• _Work required_:
All lines below must be repeated exactly, with the pictures omitted.

** start **

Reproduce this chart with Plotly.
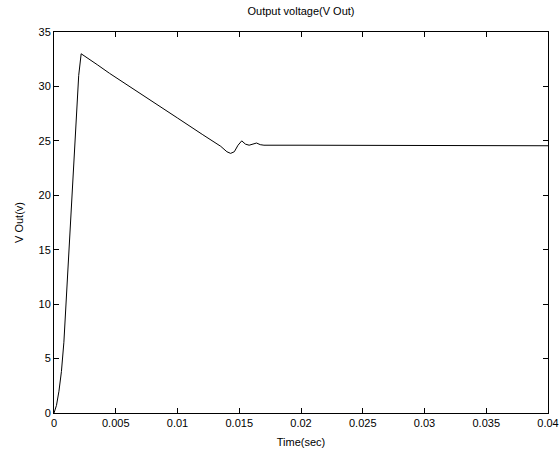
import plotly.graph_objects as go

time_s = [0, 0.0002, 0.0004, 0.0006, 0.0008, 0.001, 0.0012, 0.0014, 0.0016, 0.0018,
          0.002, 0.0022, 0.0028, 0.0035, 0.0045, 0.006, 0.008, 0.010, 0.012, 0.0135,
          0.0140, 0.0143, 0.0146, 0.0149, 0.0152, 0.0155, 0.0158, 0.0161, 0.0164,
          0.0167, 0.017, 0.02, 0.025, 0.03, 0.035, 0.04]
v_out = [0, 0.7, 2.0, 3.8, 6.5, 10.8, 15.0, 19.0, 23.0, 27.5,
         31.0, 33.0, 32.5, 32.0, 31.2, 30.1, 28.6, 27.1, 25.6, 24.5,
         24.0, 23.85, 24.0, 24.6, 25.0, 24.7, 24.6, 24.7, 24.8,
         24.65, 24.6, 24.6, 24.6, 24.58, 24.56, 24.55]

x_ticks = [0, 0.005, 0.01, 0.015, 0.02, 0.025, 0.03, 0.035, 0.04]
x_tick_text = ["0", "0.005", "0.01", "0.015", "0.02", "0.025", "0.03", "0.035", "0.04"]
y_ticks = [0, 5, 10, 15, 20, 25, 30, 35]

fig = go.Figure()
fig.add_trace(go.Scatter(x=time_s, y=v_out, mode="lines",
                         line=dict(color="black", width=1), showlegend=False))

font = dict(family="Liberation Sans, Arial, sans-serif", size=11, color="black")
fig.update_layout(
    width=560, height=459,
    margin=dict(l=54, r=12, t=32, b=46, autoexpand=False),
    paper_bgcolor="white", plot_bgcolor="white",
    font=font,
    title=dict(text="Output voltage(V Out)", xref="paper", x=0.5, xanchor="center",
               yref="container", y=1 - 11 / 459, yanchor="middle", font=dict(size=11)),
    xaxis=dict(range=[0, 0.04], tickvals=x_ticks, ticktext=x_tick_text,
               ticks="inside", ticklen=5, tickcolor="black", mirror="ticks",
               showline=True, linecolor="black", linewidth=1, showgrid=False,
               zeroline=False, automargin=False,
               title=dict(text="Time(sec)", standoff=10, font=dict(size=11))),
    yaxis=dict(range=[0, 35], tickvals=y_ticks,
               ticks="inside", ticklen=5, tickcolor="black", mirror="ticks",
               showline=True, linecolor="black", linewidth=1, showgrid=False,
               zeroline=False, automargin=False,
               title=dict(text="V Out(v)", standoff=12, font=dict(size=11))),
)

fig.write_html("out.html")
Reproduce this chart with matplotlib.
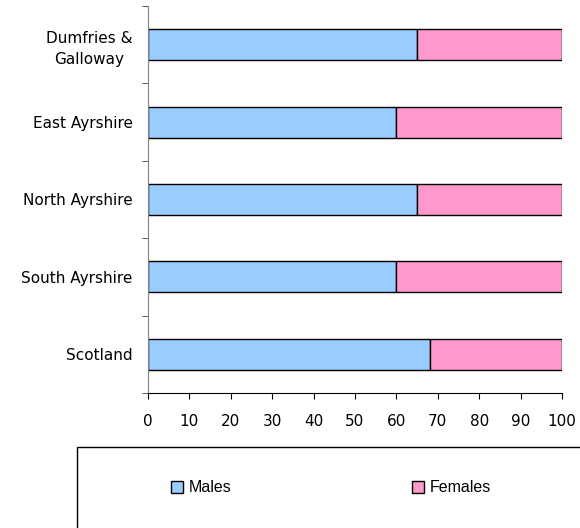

** end **

• _Result of this task_:
Reproduce this chart with Plotly.
import plotly.graph_objects as go

time_s = [0, 0.0002, 0.0004, 0.0006, 0.0008, 0.001, 0.0012, 0.0014, 0.0016, 0.0018,
          0.002, 0.0022, 0.0028, 0.0035, 0.0045, 0.006, 0.008, 0.010, 0.012, 0.0135,
          0.0140, 0.0143, 0.0146, 0.0149, 0.0152, 0.0155, 0.0158, 0.0161, 0.0164,
          0.0167, 0.017, 0.02, 0.025, 0.03, 0.035, 0.04]
v_out = [0, 0.7, 2.0, 3.8, 6.5, 10.8, 15.0, 19.0, 23.0, 27.5,
         31.0, 33.0, 32.5, 32.0, 31.2, 30.1, 28.6, 27.1, 25.6, 24.5,
         24.0, 23.85, 24.0, 24.6, 25.0, 24.7, 24.6, 24.7, 24.8,
         24.65, 24.6, 24.6, 24.6, 24.58, 24.56, 24.55]

x_ticks = [0, 0.005, 0.01, 0.015, 0.02, 0.025, 0.03, 0.035, 0.04]
x_tick_text = ["0", "0.005", "0.01", "0.015", "0.02", "0.025", "0.03", "0.035", "0.04"]
y_ticks = [0, 5, 10, 15, 20, 25, 30, 35]

fig = go.Figure()
fig.add_trace(go.Scatter(x=time_s, y=v_out, mode="lines",
                         line=dict(color="black", width=1), showlegend=False))

font = dict(family="Liberation Sans, Arial, sans-serif", size=11, color="black")
fig.update_layout(
    width=560, height=459,
    margin=dict(l=54, r=12, t=32, b=46, autoexpand=False),
    paper_bgcolor="white", plot_bgcolor="white",
    font=font,
    title=dict(text="Output voltage(V Out)", xref="paper", x=0.5, xanchor="center",
               yref="container", y=1 - 11 / 459, yanchor="middle", font=dict(size=11)),
    xaxis=dict(range=[0, 0.04], tickvals=x_ticks, ticktext=x_tick_text,
               ticks="inside", ticklen=5, tickcolor="black", mirror="ticks",
               showline=True, linecolor="black", linewidth=1, showgrid=False,
               zeroline=False, automargin=False,
               title=dict(text="Time(sec)", standoff=10, font=dict(size=11))),
    yaxis=dict(range=[0, 35], tickvals=y_ticks,
               ticks="inside", ticklen=5, tickcolor="black", mirror="ticks",
               showline=True, linecolor="black", linewidth=1, showgrid=False,
               zeroline=False, automargin=False,
               title=dict(text="V Out(v)", standoff=12, font=dict(size=11))),
)

fig.write_html("out.html")
Reproduce this chart with matplotlib.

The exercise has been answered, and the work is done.